AIM
Copy out every line of the data exactly.

DATASET SECTION
+++

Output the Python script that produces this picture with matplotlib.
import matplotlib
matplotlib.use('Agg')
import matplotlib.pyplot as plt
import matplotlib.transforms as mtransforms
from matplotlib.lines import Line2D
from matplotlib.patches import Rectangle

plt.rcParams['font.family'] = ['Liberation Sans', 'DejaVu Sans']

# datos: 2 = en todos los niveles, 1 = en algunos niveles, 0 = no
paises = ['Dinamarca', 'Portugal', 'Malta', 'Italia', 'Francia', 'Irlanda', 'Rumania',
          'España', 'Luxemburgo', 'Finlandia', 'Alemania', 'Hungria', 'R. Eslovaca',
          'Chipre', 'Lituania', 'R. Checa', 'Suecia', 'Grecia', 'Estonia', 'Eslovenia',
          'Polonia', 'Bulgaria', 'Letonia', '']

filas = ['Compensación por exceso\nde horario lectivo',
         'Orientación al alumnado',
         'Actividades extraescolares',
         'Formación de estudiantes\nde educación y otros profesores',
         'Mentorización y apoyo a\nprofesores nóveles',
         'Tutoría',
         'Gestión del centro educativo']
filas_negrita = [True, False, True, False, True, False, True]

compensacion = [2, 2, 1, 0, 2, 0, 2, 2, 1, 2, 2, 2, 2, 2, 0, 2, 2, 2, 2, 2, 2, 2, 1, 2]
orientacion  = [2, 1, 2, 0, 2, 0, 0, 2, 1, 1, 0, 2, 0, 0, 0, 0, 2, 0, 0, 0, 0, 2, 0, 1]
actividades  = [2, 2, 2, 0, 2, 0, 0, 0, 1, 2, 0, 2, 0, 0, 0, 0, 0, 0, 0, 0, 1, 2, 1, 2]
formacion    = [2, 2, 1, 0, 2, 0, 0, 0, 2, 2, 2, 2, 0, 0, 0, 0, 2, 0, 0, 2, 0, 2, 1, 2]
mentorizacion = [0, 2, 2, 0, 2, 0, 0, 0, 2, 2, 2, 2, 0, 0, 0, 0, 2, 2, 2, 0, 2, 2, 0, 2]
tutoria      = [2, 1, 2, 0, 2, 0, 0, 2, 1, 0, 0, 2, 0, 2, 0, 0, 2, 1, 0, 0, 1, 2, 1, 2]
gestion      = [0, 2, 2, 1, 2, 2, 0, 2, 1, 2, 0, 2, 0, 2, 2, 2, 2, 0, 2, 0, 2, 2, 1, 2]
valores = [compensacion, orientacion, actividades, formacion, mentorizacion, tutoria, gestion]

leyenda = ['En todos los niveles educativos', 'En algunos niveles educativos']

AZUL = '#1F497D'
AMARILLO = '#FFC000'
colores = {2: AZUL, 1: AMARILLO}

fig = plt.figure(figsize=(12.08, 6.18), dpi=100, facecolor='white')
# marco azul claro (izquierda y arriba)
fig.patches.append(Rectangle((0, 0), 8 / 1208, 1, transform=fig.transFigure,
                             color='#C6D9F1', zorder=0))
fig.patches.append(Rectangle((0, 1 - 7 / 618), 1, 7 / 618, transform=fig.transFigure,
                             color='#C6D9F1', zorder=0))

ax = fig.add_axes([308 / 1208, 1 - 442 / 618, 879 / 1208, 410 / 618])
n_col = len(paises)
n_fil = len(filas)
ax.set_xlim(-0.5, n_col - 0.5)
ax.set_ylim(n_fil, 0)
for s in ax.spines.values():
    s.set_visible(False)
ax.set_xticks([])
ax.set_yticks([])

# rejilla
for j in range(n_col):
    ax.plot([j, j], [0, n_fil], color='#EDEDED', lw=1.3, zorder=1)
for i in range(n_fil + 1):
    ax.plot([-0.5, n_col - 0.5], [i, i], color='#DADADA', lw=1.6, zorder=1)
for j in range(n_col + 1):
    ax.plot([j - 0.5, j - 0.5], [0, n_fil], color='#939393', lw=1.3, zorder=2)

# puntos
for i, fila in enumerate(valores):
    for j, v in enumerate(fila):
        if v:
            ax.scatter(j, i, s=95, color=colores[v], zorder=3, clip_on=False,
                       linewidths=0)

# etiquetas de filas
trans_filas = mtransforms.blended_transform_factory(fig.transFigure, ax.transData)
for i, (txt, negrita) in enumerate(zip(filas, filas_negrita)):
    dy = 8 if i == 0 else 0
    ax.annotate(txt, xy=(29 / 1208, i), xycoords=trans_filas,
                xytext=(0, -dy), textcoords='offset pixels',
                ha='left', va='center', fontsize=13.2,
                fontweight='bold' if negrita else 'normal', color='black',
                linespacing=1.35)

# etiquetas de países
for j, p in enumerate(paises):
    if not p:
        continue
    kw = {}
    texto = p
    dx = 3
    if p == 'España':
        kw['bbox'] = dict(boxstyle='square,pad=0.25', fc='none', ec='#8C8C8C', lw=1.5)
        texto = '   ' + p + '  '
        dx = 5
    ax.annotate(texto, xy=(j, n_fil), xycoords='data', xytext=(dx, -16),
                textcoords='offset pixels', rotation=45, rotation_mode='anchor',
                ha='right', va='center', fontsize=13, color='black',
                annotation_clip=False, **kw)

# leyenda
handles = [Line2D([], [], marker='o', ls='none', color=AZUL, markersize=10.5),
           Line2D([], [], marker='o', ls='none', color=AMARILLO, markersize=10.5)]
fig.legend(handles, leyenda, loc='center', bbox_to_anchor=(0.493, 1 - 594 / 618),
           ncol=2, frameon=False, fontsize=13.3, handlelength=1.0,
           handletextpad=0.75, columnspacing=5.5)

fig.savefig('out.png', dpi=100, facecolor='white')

+++

RESPONSE TO THIS TASK
Output the Python script that produces this picture with matplotlib.
import matplotlib
matplotlib.use('Agg')
import matplotlib.pyplot as plt
import matplotlib.transforms as mtransforms
from matplotlib.lines import Line2D
from matplotlib.patches import Rectangle

plt.rcParams['font.family'] = ['Liberation Sans', 'DejaVu Sans']

# datos: 2 = en todos los niveles, 1 = en algunos niveles, 0 = no
paises = ['Dinamarca', 'Portugal', 'Malta', 'Italia', 'Francia', 'Irlanda', 'Rumania',
          'España', 'Luxemburgo', 'Finlandia', 'Alemania', 'Hungria', 'R. Eslovaca',
          'Chipre', 'Lituania', 'R. Checa', 'Suecia', 'Grecia', 'Estonia', 'Eslovenia',
          'Polonia', 'Bulgaria', 'Letonia', '']

filas = ['Compensación por exceso\nde horario lectivo',
         'Orientación al alumnado',
         'Actividades extraescolares',
         'Formación de estudiantes\nde educación y otros profesores',
         'Mentorización y apoyo a\nprofesores nóveles',
         'Tutoría',
         'Gestión del centro educativo']
filas_negrita = [True, False, True, False, True, False, True]

compensacion = [2, 2, 1, 0, 2, 0, 2, 2, 1, 2, 2, 2, 2, 2, 0, 2, 2, 2, 2, 2, 2, 2, 1, 2]
orientacion  = [2, 1, 2, 0, 2, 0, 0, 2, 1, 1, 0, 2, 0, 0, 0, 0, 2, 0, 0, 0, 0, 2, 0, 1]
actividades  = [2, 2, 2, 0, 2, 0, 0, 0, 1, 2, 0, 2, 0, 0, 0, 0, 0, 0, 0, 0, 1, 2, 1, 2]
formacion    = [2, 2, 1, 0, 2, 0, 0, 0, 2, 2, 2, 2, 0, 0, 0, 0, 2, 0, 0, 2, 0, 2, 1, 2]
mentorizacion = [0, 2, 2, 0, 2, 0, 0, 0, 2, 2, 2, 2, 0, 0, 0, 0, 2, 2, 2, 0, 2, 2, 0, 2]
tutoria      = [2, 1, 2, 0, 2, 0, 0, 2, 1, 0, 0, 2, 0, 2, 0, 0, 2, 1, 0, 0, 1, 2, 1, 2]
gestion      = [0, 2, 2, 1, 2, 2, 0, 2, 1, 2, 0, 2, 0, 2, 2, 2, 2, 0, 2, 0, 2, 2, 1, 2]
valores = [compensacion, orientacion, actividades, formacion, mentorizacion, tutoria, gestion]

leyenda = ['En todos los niveles educativos', 'En algunos niveles educativos']

AZUL = '#1F497D'
AMARILLO = '#FFC000'
colores = {2: AZUL, 1: AMARILLO}

fig = plt.figure(figsize=(12.08, 6.18), dpi=100, facecolor='white')
# marco azul claro (izquierda y arriba)
fig.patches.append(Rectangle((0, 0), 8 / 1208, 1, transform=fig.transFigure,
                             color='#C6D9F1', zorder=0))
fig.patches.append(Rectangle((0, 1 - 7 / 618), 1, 7 / 618, transform=fig.transFigure,
                             color='#C6D9F1', zorder=0))

ax = fig.add_axes([308 / 1208, 1 - 442 / 618, 879 / 1208, 410 / 618])
n_col = len(paises)
n_fil = len(filas)
ax.set_xlim(-0.5, n_col - 0.5)
ax.set_ylim(n_fil, 0)
for s in ax.spines.values():
    s.set_visible(False)
ax.set_xticks([])
ax.set_yticks([])

# rejilla
for j in range(n_col):
    ax.plot([j, j], [0, n_fil], color='#EDEDED', lw=1.3, zorder=1)
for i in range(n_fil + 1):
    ax.plot([-0.5, n_col - 0.5], [i, i], color='#DADADA', lw=1.6, zorder=1)
for j in range(n_col + 1):
    ax.plot([j - 0.5, j - 0.5], [0, n_fil], color='#939393', lw=1.3, zorder=2)

# puntos
for i, fila in enumerate(valores):
    for j, v in enumerate(fila):
        if v:
            ax.scatter(j, i, s=95, color=colores[v], zorder=3, clip_on=False,
                       linewidths=0)

# etiquetas de filas
trans_filas = mtransforms.blended_transform_factory(fig.transFigure, ax.transData)
for i, (txt, negrita) in enumerate(zip(filas, filas_negrita)):
    dy = 8 if i == 0 else 0
    ax.annotate(txt, xy=(29 / 1208, i), xycoords=trans_filas,
                xytext=(0, -dy), textcoords='offset pixels',
                ha='left', va='center', fontsize=13.2,
                fontweight='bold' if negrita else 'normal', color='black',
                linespacing=1.35)

# etiquetas de países
for j, p in enumerate(paises):
    if not p:
        continue
    kw = {}
    texto = p
    dx = 3
    if p == 'España':
        kw['bbox'] = dict(boxstyle='square,pad=0.25', fc='none', ec='#8C8C8C', lw=1.5)
        texto = '   ' + p + '  '
        dx = 5
    ax.annotate(texto, xy=(j, n_fil), xycoords='data', xytext=(dx, -16),
                textcoords='offset pixels', rotation=45, rotation_mode='anchor',
                ha='right', va='center', fontsize=13, color='black',
                annotation_clip=False, **kw)

# leyenda
handles = [Line2D([], [], marker='o', ls='none', color=AZUL, markersize=10.5),
           Line2D([], [], marker='o', ls='none', color=AMARILLO, markersize=10.5)]
fig.legend(handles, leyenda, loc='center', bbox_to_anchor=(0.493, 1 - 594 / 618),
           ncol=2, frameon=False, fontsize=13.3, handlelength=1.0,
           handletextpad=0.75, columnspacing=5.5)

fig.savefig('out.png', dpi=100, facecolor='white')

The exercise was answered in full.